SDLHC

Segmentation - Dictionary - Levenshten Hierachical Clustering

Time series unsupervised classification, or “clustering”, designates a set of methods that partition a dataset into groups of “similar” temporal observations, without ground truth supervision.

In many real-life use cases, time series are composed of several phases, where each phase is temporal state that can be represented with a different model. If the dataset is composed of equal-length time series and if they share the same phase transition cutpoints, it is be possible to estimate global cutpoints on the whole dataset. This model assumption is used by the method [1].

However, in many real-life situations, time series length are unequal (For instance, when comparing flight records, or race results, or any events with possibly varying durations), and/or the transitions cutpoints vary from one time series to the other.

We propose an unsupervised classification of univariate time series, that addresses the case of a latent scenario construction (Fig.1), for unequal length time series and without hypothesis on transition cutpoint synchronicity.

Figure 1: An instance of time series constructed with a scenario.

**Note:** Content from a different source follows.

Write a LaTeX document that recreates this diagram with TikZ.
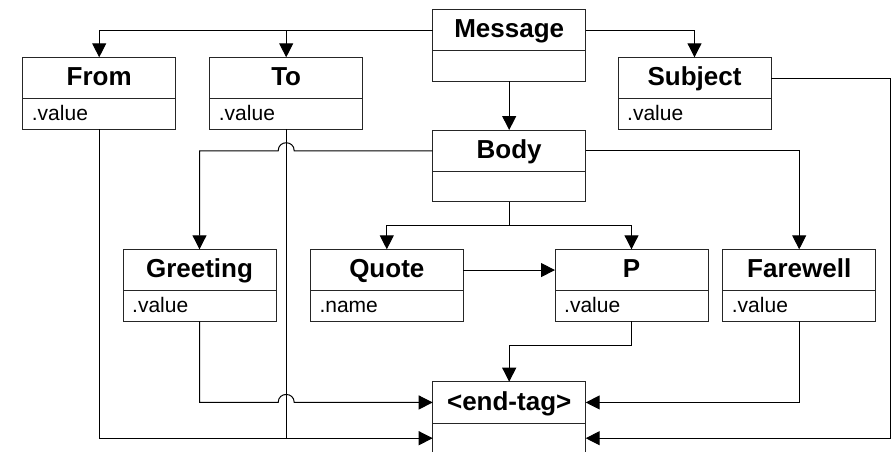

The method is composed of three parts: 1) The (independent) segmentation of each time series; 2) A clustering of the obtained segments produces a dictionary of patterns. Each segment can then be associated to a pattern, and the time series are recoded as chains of symbols; 3) A weighted hierarchical clustering based on the Levenshtein distance produces the final clustering. The complete process is described on Fig.2.

Figure 2: Illustration of the three-steps workflow.

The segmentation step is performed with a piecewise polynomial regression model [1] and a model selection (number of segments, polynomial complexity) using the BIC score [2].

The dictionary construction step is a Multivariate Gaussian Mixture Model on the polynomial coefficients associated to each segments, and (optionally) the mean, variance, and segment duration information.

In the final step, the symbol chains are regrouped with a hierarchical clustering and the Levenshtein distance. This distance measures the number of editions that need to be performed to transform one chain of symbols into another.

In our case, we add weights to the Levenshtein Distance, computed on the basis of the similarity between dictionary pattern segments. This weightage system improves the final clustering accuracy byt making use of the dictionary pattern proximity information. In addition, this weightage may reduce the impact of a potential dictionary size overestimation by associating similar or duplicate patterns together.

The associated paper is available in paper [3] (c.f. publication section for pdf), and the Scala / R open source code on github repository https://github.com/EtienneGof/SDLHC.

[1] Samé, A., Chamroukhi, F., Govaert, Gérard and Aknin, P.. Model-based clustering and segmentation of time series with changes in regime. Advances in Data Analysis and Classification Springer Berlin / Heidelberg., Vol. 5, pages:301–321, 2011

[2] Schwarz, G. (1978). Estimating the dimension of a model. The annals of statistics, 461-464.

[3] Goffinet, E., Lebbah, M., Azzag, H., & Giraldi, L. (2020). Autonomous Driving Validation with Model-Based Dictionary Clustering. In ECML/PKDD (4) (pp. 323-338).